Dr. Gangrene continues to stay busy, producing a weekly horror host TV program Dr. Gangrene's Cinetarium, which airs weekly on Nashville's NECAT Arts CH9 on Comcast out of Nashville, TN, Saturdays at 9pm central. He is a regular guest at the Wonderfest convention held annually in Louisville, Kentucky, where he hosts live movies every year. He also occasionally writes articles for Scary Monsters Magazine (interviews, reviews and essays on horror movies and creators).

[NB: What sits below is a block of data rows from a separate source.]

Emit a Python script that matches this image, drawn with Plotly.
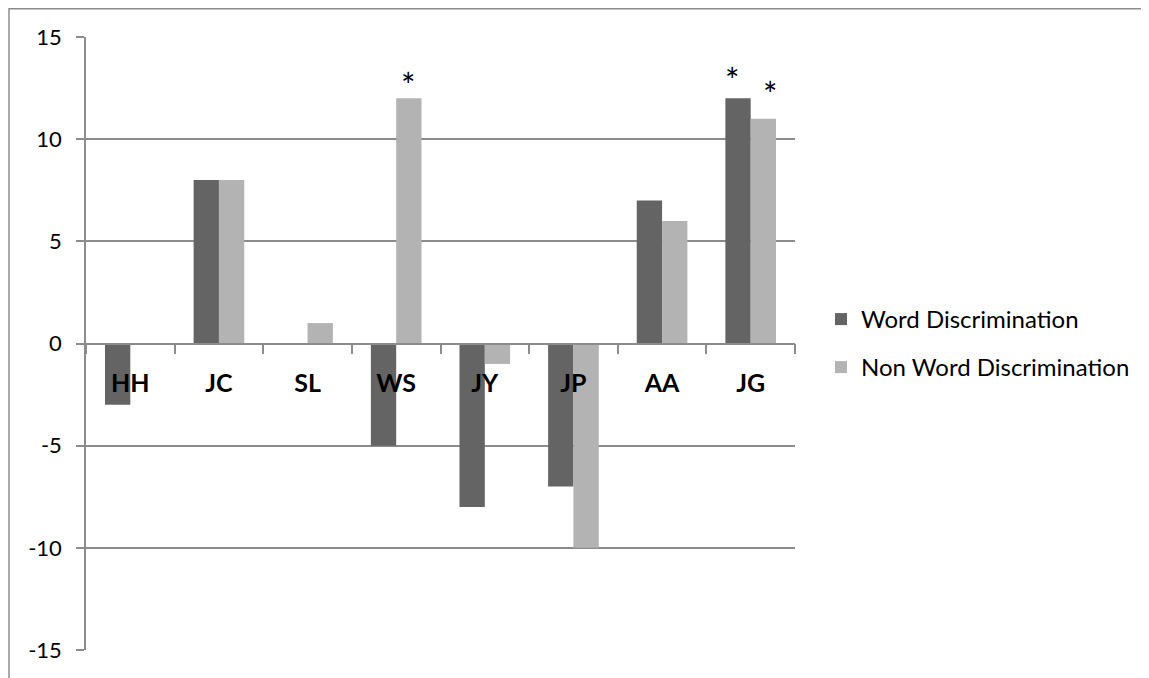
import plotly.graph_objects as go

categories = ["HH", "JC", "SL", "WS", "JY", "JP", "AA", "JG"]
word_disc = [-3, 8, 0, -5, -8, -7, 7, 12]
nonword_disc = [0, 8, 1, 12, -1, -10, 6, 11]
word_sig = [False, False, False, False, False, False, False, True]
nonword_sig = [False, False, False, True, False, False, False, True]
series_names = ["Word Discrimination", "Non Word Discrimination"]
y_ticks = [-15, -10, -5, 0, 5, 10, 15]

# page is drawn with an 8px body margin, so the figure is offset by 8px
OFF = 8
W, H = 1149 - OFF, 678 - OFF
ML, MR, MT, MB = 78, 354, 29, 28
plot_w = W - ML - MR
plot_h = H - MT - MB
bargap = 1.5 / 3.5
bar_px = plot_w / len(categories) * (1 - bargap) / 2

DARK = "#646464"
LIGHT = "#b3b3b3"
AXIS = "#8c8c8c"
FONT = "Lato"

def px_x(p):  # page pixel -> paper x
    return (p - OFF - ML) / plot_w

def px_y(p):  # page pixel -> paper y
    return (H - MB - (p - OFF)) / plot_h

fig = go.Figure()
fig.add_trace(go.Bar(x=categories, y=word_disc, name=series_names[0], legend="legend",
                     marker=dict(color=DARK, line=dict(width=0))))
fig.add_trace(go.Bar(x=categories, y=nonword_disc, name=series_names[1], legend="legend2",
                     marker=dict(color=LIGHT, line=dict(width=0))))

star_font = dict(family=FONT, size=34, color="black")
annotations = []
for cat, v, s in zip(categories, word_disc, word_sig):
    if s:
        annotations.append(dict(x=cat, y=v, xref="x", yref="y", text="*", showarrow=False,
                                xshift=-bar_px / 2 - 6, yshift=-4, yanchor="bottom",
                                font=star_font))
for cat, v, s in zip(categories, nonword_disc, nonword_sig):
    if s:
        jg = cat == "JG"
        annotations.append(dict(x=cat, y=v, xref="x", yref="y", text="*", showarrow=False,
                                xshift=bar_px / 2 + (7 if jg else -1),
                                yshift=(3 if jg else -9), yanchor="bottom",
                                font=star_font))

shapes = [
    dict(type="line", xref="paper", yref="paper", x0=px_x(9), x1=px_x(1160),
         y0=px_y(8.75), y1=px_y(8.75), line=dict(color=AXIS, width=1.5)),
    dict(type="line", xref="paper", yref="paper", x0=px_x(9), x1=px_x(9),
         y0=px_y(8), y1=px_y(690), line=dict(color=AXIS, width=1.5)),
]

legend_font = dict(family=FONT, size=24, color="black")
fig.update_layout(
    width=W, height=H,
    margin=dict(l=ML, r=MR, t=MT, b=MB, pad=0),
    paper_bgcolor="white", plot_bgcolor="white",
    barmode="group", bargap=bargap, bargroupgap=0,
    font=dict(family=FONT, color="black"),
    showlegend=True,
    legend=dict(x=px_x(821), xanchor="left", y=px_y(319.5), yanchor="middle",
                font=legend_font, bgcolor="rgba(0,0,0,0)", itemclick=False),
    legend2=dict(x=px_x(821), xanchor="left", y=px_y(367.5), yanchor="middle",
                 font=legend_font, bgcolor="rgba(0,0,0,0)", itemclick=False),
    annotations=annotations,
    shapes=shapes,
    xaxis=dict(type="category", categoryorder="array", categoryarray=categories,
               anchor="free", position=0.5, showline=True, linecolor=AXIS, linewidth=1.5,
               ticks="outside", ticklen=10, tickcolor=AXIS, tickwidth=1.5,
               tickson="boundaries", showgrid=False, zeroline=False,
               ticklabelstandoff=18,
               tickfont=dict(family=FONT, size=25, color="black", weight="bold")),
    yaxis=dict(range=[-15, 15], tickvals=y_ticks, ticktext=[str(t) for t in y_ticks],
               showgrid=True, gridcolor=AXIS, gridwidth=1.5,
               showline=True, linecolor=AXIS, linewidth=1.5,
               ticks="outside", ticklen=8, tickcolor=AXIS, tickwidth=1.5,
               zeroline=False, ticklabelstandoff=10,
               tickfont=dict(family=FONT, size=22, color="black")),
)

fig.write_html("out.html")
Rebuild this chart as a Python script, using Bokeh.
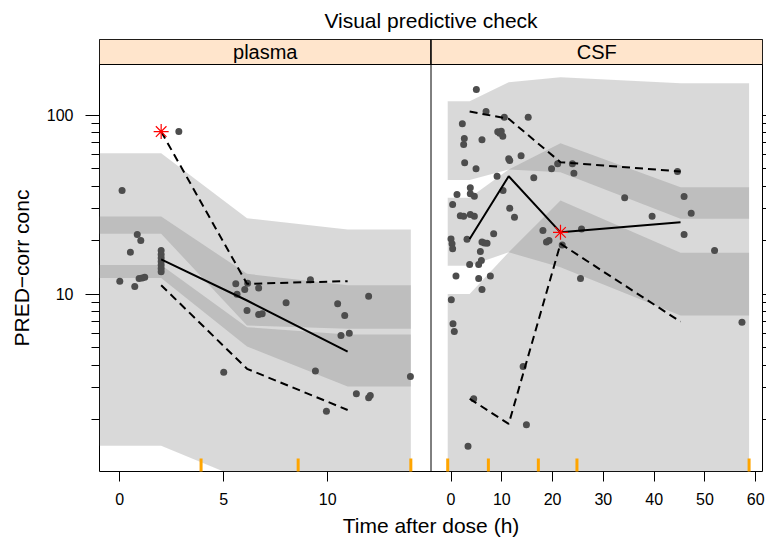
import numpy as np
from bokeh.plotting import figure
from bokeh.models import (Range1d, FixedTicker, LogAxis, Span, Title,
                          CustomJSTickFormatter, BasicTickFormatter)
from bokeh.core.properties import value
from bokeh.embed import file_html
from bokeh.resources import INLINE

# ---------------- data ----------------
# plasma observations
PL_T = [0.11, 0.0, 0.51, 0.72, 0.84, 1.01, 0.93, 1.08, 1.2,
        1.99, 1.99, 1.99, 1.99, 1.99, 1.99, 1.99, 2.84,
        5.0, 5.58, 5.64, 6.01, 6.15, 6.12, 6.68, 6.68, 6.85, 8.0,
        9.17, 9.41, 9.94, 10.48, 10.82, 10.64, 11.04, 11.38, 11.97, 11.97, 12.05, 13.98]
PL_V = [37.9, 11.8, 17.1, 11.0, 21.5, 19.9, 12.2, 12.3, 12.4,
        17.5, 16.6, 15.9, 15.2, 14.5, 13.9, 13.3, 80.8,
        3.66, 11.4, 9.97, 10.6, 11.5, 8.09, 10.8, 7.68, 7.75, 8.93,
        12.0, 3.71, 2.21, 8.82, 7.59, 5.86, 6.04, 2.77, 9.73, 2.63, 2.71, 3.46]

# plasma observed percentiles (bin midpoints)
PL_BIN_T = [1.99, 6.12, 10.96]
PL_MED = [15.6, 9.2, 4.77]
PL_P95 = [80.8, 11.4, 11.8]
PL_P05 = [11.2, 3.82, 2.25]
PL_STAR_T = [1.99]
PL_STAR_V = [80.8]

# plasma simulated CI bands
PL_BAND_T = [-1.0, 1.99, 6.12, 10.96, 14.0]
PL_HI_TOP = [61.2, 61.2, 26.5, 22.9, 22.9]
PL_HI_BOT = [21.7, 21.7, 6.67, 6.39, 6.39]
PL_MID_TOP = [27.1, 27.1, 12.96, 11.2, 11.2]
PL_MID_BOT = [12.3, 12.3, 5.09, 3.04, 3.04]
PL_LO_TOP = [14.5, 14.5, 6.53, 5.94, 5.94]
PL_LO_BOT = [1.42, 1.42, 0.9, 0.6, 0.6]
PL_BIN_EDGES = [3.91, 8.58, 14.0]

# CSF observations
CSF_T = [4.99, 6.9, 10.5, 15.2, 2.23, 2.62, 2.49, 6.1, 9.2, 9.9, 10.2, 9.6,
         2.69, 4.93, 11.36, 11.56, 13.8, 9.07, 16.3, 19.8, 21.0, 23.9, 24.2,
         3.8, 3.8, 4.6, 1.18, 0.32, 10.25, 11.56, 12.5, 1.83, 2.49, 3.8, 4.6,
         8.4, 3.15, 0.0, 0.2, 0.32, 6.1, 6.57, 7.1, 5.78, 5.98, 5.45, 3.67,
         5.45, 7.75, 0.98, 6.1, 0.06, 0.39, 0.65, 18.1, 18.8, 19.3, 21.9,
         25.7, 25.5, 34.2, 39.6, 44.6, 45.9, 47.3, 45.9, 51.9, 57.3,
         4.47, 3.35, 14.85, 14.2]
CSF_V = [138.8, 104.6, 97.2, 97.2, 89.3, 73.9, 68.4, 72.7, 80.5, 81.2, 76.1, 79.1,
         54.1, 50.1, 56.9, 55.7, 59.2, 45.5, 44.6, 50.1, 53.4, 53.4, 47.3,
         39.2, 36.3, 35.2, 36.0, 31.6, 37.9, 30.1, 26.8, 27.4, 27.2, 27.8, 27.2,
         21.7, 20.2, 20.3, 19.1, 17.9, 19.5, 19.3, 19.2, 17.3, 15.4, 14.6, 14.6,
         12.2, 12.6, 12.6, 10.6, 9.28, 6.82, 6.17, 22.6, 19.5, 19.9, 18.8,
         23.1, 12.2, 34.5, 27.2, 48.4, 35.0, 28.3, 21.5, 17.5, 6.96,
         2.60, 1.41, 1.86, 3.94]

CSF_BIN_T = [3.67, 11.36, 21.56, 45.2]
CSF_MED = [20.3, 45.5, 22.1, 25.2]
CSF_P95 = [104.6, 95.2, 54.5, 48.4]
CSF_P05 = [2.60, 1.88, 19.1, 7.0]
CSF_STAR_T = [21.56]
CSF_STAR_V = [22.1]

CSF_BAND_T = [-0.65, 3.67, 11.36, 21.56, 45.2, 58.7]
CSF_HI_TOP = [119.5, 119.5, 152.6, 162.7, 150.6, 150.6]
CSF_HI_BOT = [43.4, 43.4, 49.6, 47.9, 26.3, 26.3]
CSF_MID_TOP = [34.5, 34.5, 49.6, 69.6, 39.5, 39.5]
CSF_MID_BOT = [14.4, 14.4, 17.1, 14.1, 7.58, 7.58]
CSF_LO_TOP = [10.0, 10.0, 17.1, 33.3, 17.0, 17.0]
CSF_LO_BOT = [0.5, 0.5, 0.5, 0.5, 0.5, 0.5]
CSF_BIN_EDGES = [-0.65, 7.36, 17.2, 24.8, 58.7]

PL_XTICKS = [0, 5, 10]
CSF_XTICKS = [0, 10, 20, 30, 40, 50, 60]
Y_MAJOR = [10, 100]
Y_MINOR = [2, 3, 4, 5, 6, 7, 8, 9, 20, 30, 40, 50, 60, 70, 80, 90]

PANELS = ["plasma", "CSF"]
TITLE = "Visual predictive check"
XLAB = "Time after dose (h)"
YLAB = "PRED\u2212corr conc"

# ---------------- layout / style ----------------
FONT = "Liberation Sans"
PL_LIM = (-0.976, 14.97)
CSF_LIM = (-3.94, 61.34)
Y_LIM = (1.0195, 191.5)
W, H = 766, 542
ML, MR, MT, MB = 99, 4, 39, 71
STRIP_H = 25
PANEL_H = H - MT - MB - STRIP_H
px_per_dec = PANEL_H / np.log10(Y_LIM[1] / Y_LIM[0])
Y_TOP = Y_LIM[1] * 10 ** (STRIP_H / px_per_dec)
YLAB_CENTER_FROM_BOTTOM = PANEL_H / 2   # centre y label on the panel area
YLAB_LEN = 157                           # approx. rendered length of the y label

BAND_COLOR = "#7C7C7C"
BAND_ALPHA = 0.29
PT_COLOR = "#4D4D4D"
STRIP_COLOR = "#FFE5CC"

pl_span = PL_LIM[1] - PL_LIM[0]
csf_span = CSF_LIM[1] - CSF_LIM[0]

p = figure(width=W, height=H, y_axis_type="log",
           x_range=Range1d(PL_LIM[0], PL_LIM[0] + 2 * pl_span),
           y_range=Range1d(Y_LIM[0], Y_TOP),
           output_backend="svg", toolbar_location=None,
           min_border_left=ML, min_border_right=MR,
           min_border_top=MT, min_border_bottom=MB)
p.extra_x_ranges = {"csf": Range1d(CSF_LIM[1] - 2 * csf_span, CSF_LIM[1])}
p.xgrid.visible = False
p.ygrid.visible = False
p.outline_line_color = "black"
p.outline_line_width = 1
p.background_fill_color = "white"
p.border_fill_color = "white"

# bands
for (xs, bands, rn) in [
    (PL_BAND_T, [(PL_HI_BOT, PL_HI_TOP), (PL_MID_BOT, PL_MID_TOP), (PL_LO_BOT, PL_LO_TOP)], "default"),
    (CSF_BAND_T, [(CSF_HI_BOT, CSF_HI_TOP), (CSF_MID_BOT, CSF_MID_TOP), (CSF_LO_BOT, CSF_LO_TOP)], "csf"),
]:
    for lo, hi in bands:
        p.varea(x=xs, y1=lo, y2=hi, fill_color=BAND_COLOR, fill_alpha=BAND_ALPHA,
                x_range_name=rn)

# points
p.scatter(PL_T, PL_V, size=7, fill_color=PT_COLOR, line_color=None)
p.scatter(CSF_T, CSF_V, size=7, fill_color=PT_COLOR, line_color=None, x_range_name="csf")

# percentile lines
for xs, med, p95, p05, rn in [(PL_BIN_T, PL_MED, PL_P95, PL_P05, "default"),
                              (CSF_BIN_T, CSF_MED, CSF_P95, CSF_P05, "csf")]:
    p.line(xs, med, line_color="black", line_width=2, x_range_name=rn)
    p.line(xs, p95, line_color="black", line_width=2, line_dash="8 5", x_range_name=rn)
    p.line(xs, p05, line_color="black", line_width=2, line_dash="8 5", x_range_name=rn)

# flagged percentiles
p.scatter(PL_STAR_T, PL_STAR_V, marker="asterisk", size=15, line_color="red", line_width=1.2)
p.scatter(CSF_STAR_T, CSF_STAR_V, marker="asterisk", size=15, line_color="red", line_width=1.2,
          x_range_name="csf")

# bin boundaries (rug at bottom)
p.rect(x=PL_BIN_EDGES, y=[Y_LIM[0]] * len(PL_BIN_EDGES), width=3, height=26,
       width_units="screen", height_units="screen", fill_color="orange", line_color=None)
p.rect(x=CSF_BIN_EDGES, y=[Y_LIM[0]] * len(CSF_BIN_EDGES), width=3, height=26,
       width_units="screen", height_units="screen", fill_color="orange", line_color=None,
       x_range_name="csf")

# strips
y_strip_mid = float(np.sqrt(Y_LIM[1] * Y_TOP))
p.quad(left=[PL_LIM[0]], right=[PL_LIM[1]], bottom=[Y_LIM[1]], top=[Y_TOP],
       fill_color=STRIP_COLOR, line_color="black", line_width=1)
p.quad(left=[CSF_LIM[0]], right=[CSF_LIM[1]], bottom=[Y_LIM[1]], top=[Y_TOP],
       fill_color=STRIP_COLOR, line_color="black", line_width=1, x_range_name="csf")
p.text(x=[(PL_LIM[0] + PL_LIM[1]) / 2], y=[y_strip_mid], text=[PANELS[0]],
       text_font=value(FONT), text_font_size="20px", text_align="center",
       text_baseline="middle", text_color="black")
p.text(x=[(CSF_LIM[0] + CSF_LIM[1]) / 2], y=[y_strip_mid], text=[PANELS[1]],
       text_font=value(FONT), text_font_size="20px", text_align="center",
       text_baseline="middle", text_color="black", x_range_name="csf")

# panel divider
p.add_layout(Span(location=PL_LIM[1], dimension="height", line_color="black", line_width=1))

# x axis (one axis, both panels)
def csf_to_default(t):
    return PL_LIM[1] + (t - CSF_LIM[0]) * pl_span / csf_span

tick_pos = [float(t) for t in PL_XTICKS] + [csf_to_default(t) for t in CSF_XTICKS]
tick_lab = [str(t) for t in PL_XTICKS] + [str(t) for t in CSF_XTICKS]
xa = p.xaxis[0]
xa.ticker = FixedTicker(ticks=tick_pos, minor_ticks=[])
xa.formatter = CustomJSTickFormatter(args=dict(pos=tick_pos, lab=tick_lab), code="""
let best = 0, bd = Infinity;
for (let i = 0; i < pos.length; i++) { const d = Math.abs(pos[i] - tick); if (d < bd) { bd = d; best = i; } }
return lab[best];
""")
xa.axis_line_color = None
xa.major_tick_out = 10
xa.major_tick_in = 0
xa.major_tick_line_color = "black"
xa.major_label_standoff = 11
xa.major_label_text_font = FONT
xa.major_label_text_font_size = "16px"
xa.major_label_text_color = "black"
xa.axis_label = XLAB
xa.axis_label_text_font = FONT
xa.axis_label_text_font_size = "21px"
xa.axis_label_text_font_style = "normal"
xa.axis_label_text_color = "black"
xa.axis_label_standoff = 6

# left y axis
ya = p.yaxis[0]
ya.ticker = FixedTicker(ticks=Y_MAJOR, minor_ticks=Y_MINOR)
ya.formatter = BasicTickFormatter(use_scientific=False)
ya.axis_line_color = None
ya.major_tick_out = 14
ya.major_tick_in = 0
ya.minor_tick_out = 8
ya.minor_tick_in = 0
ya.major_tick_line_color = "black"
ya.minor_tick_line_color = "black"
ya.major_label_standoff = 12
ya.major_label_text_font = FONT
ya.major_label_text_font_size = "16px"
ya.major_label_text_color = "black"

# y label, centred on the panel area (below the strips)
p.add_layout(Title(text=YLAB, align="left", vertical_align="top",
                   offset=YLAB_CENTER_FROM_BOTTOM - YLAB_LEN / 2,
                   text_font=FONT, text_font_size="21px", text_font_style="normal",
                   text_color="black", standoff=17), "left")

# right y axis: ticks only
yr = LogAxis(ticker=FixedTicker(ticks=Y_MAJOR, minor_ticks=Y_MINOR),
             formatter=CustomJSTickFormatter(code="return '';"))
yr.axis_line_color = None
yr.major_tick_out = 4
yr.major_tick_in = 0
yr.minor_tick_out = 4
yr.minor_tick_in = 0
yr.major_label_standoff = 0
yr.major_label_text_font_size = "1px"
p.add_layout(yr, "right")

# title
p.title.text = TITLE
p.title.align = "center"
p.title.vertical_align = "top"
p.title.text_font = FONT
p.title.text_font_size = "21px"
p.title.text_font_style = "normal"
p.title.text_color = "black"
p.title.standoff = 12

open("out.html", "w").write(file_html(p, INLINE))
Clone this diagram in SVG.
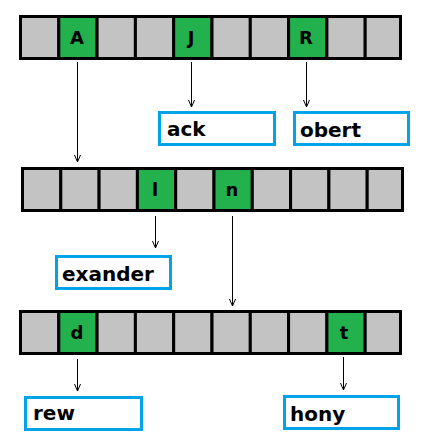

==Go Green With Dr. Gangrene Campaign==
In 2008, Dr. Gangrene appeared in a series of Public Service Announcements entitled Go Green With Dr. Gangrene. The initial three shorts were entitled "Bonehead", "Two Lane Trash Stop", and "Trash Day Of The Dead". The shorts were written by Cameron McCasland and Larry Underwood and directed by Cameron McCasland. The series went on to win several local and national awards, including an Emmy Nomination for McCasland, and citations from the Governor of Tennessee Phil Bredesen, and the Nashville City Council. In the 2008 Rondo Awards the PSAs were awarded a special Rondo Award in the Rondo Hatton Classic Horror Awards called "The Vasaria Public Service Rondo Award" http://www.rondoaward.com/rondo/RondoVIIwinners.htm

== Acting career ==
Larry Underwood has appeared in a number of independent films, as well as the documentary American Scary. However his best known work is as the Horror Host Dr. Gangrene on the long running WNAB television programs Dr. Gangrene's Creature Feature, and Dr. Gangrene Presents, as well as his earlier cable-access program Chiller Cinema and current program, Dr. Gangrene's Cinetarium.

== Comics and Writing ==
In 1994 Underwood co-founded OUT OF THE CELLAR COMICS (later changed to VOLUNTEER COMICS) with his longtime creative partner, Chuck Angell. Among the books they published was BEST CELLARS #1 in 1995, which featured the first-published work of Eric Powell, a story called MONSTER BOY, a precursor to The Goon. It was during this period he first started writing, first scripts for comics, then scripts for the television shows, and finally short stories. To date he has had a number of short stories published in various anthologies and magazines. In 2016 he published a collection of short stories called "Dr. Gangrene's Tales from Parts Unknown". He is a columnist for Scary Monsters Magazine where he researches and writes about horror and sci-fi cinema. In addition, he won a Rondo Award in 2014 for BEST HORROR BLOG.

==Musical Endeavors==
- In 2005 Underwood performed a spoken intro on the Creeping Cruds CD, "The Incredibly Strange People Who Stopped Living and Became the Creeping Cruds." He also appeared on the CD in a spoken word bit in the middle of the song "All Hail the Horror Host" on that album. That CD was nominated for a 2005 Rondo Award for BEST CD.
- Dr Gangrene also provided the spoken intro and outro for the horror rock compilation CD "T-Boner's Rot-N-Roll Compilation from Hell," released in 2006.
- In 2009 Dr. Gangrene recreated a faux horror host episode at the start of the song "I Kicked Dracula's Ass" on the Creeping Cruds CD, "Tennessee Bloodbath." The bit spoofed tales of long lost Hollywood horror films and poked fun at ridiculous "Americanized" titles of imported Spanish horror films. A classic horror film that was lost in a fabled Hollywood fire is recovered from Dr. Gangrene's dungeon in Tennessee nearly 75 years later. Before Dr. Gangrene is able to screen the newfound film for his horror host audiences the film catches fire in the projector and is again lost for the ages.
- In 2009 Underwood formed a horror punk band called Spookhand. Underwood fronted the band, appearing in a number of outlandish costumes and masks. The band broke up in 2011.
- Underwood provides the voice of a deranged killer truck driver on the 2010 CD Mark of the Psycho by the band Psychocharger. That CD was nominated for a 2010 Rondo Award for BEST CD.
- Dr. Gangrene produced a 10th anniversary compilation CD called THE BLOODWATERS OF DR. G (He also voiced the intro for it), featuring a compilation of bands from the Horror Hootenanny rock concert held annually in Nashville, TN during the Halloween season and hosted by Dr. Gangrene. This CD was nominated for a Rondo Award in 2014.
- In Fall, 2014 Dr. Gangrene voiced the intro for ATTACK OF THE MUTANTS, a tribute CD for the band Impaler. Underwood also wrote the liner notes for the Cd.

==Personal life==
Larry Underwood was born in Nashville, TN, and currently lives in Hendersonville, Tennessee.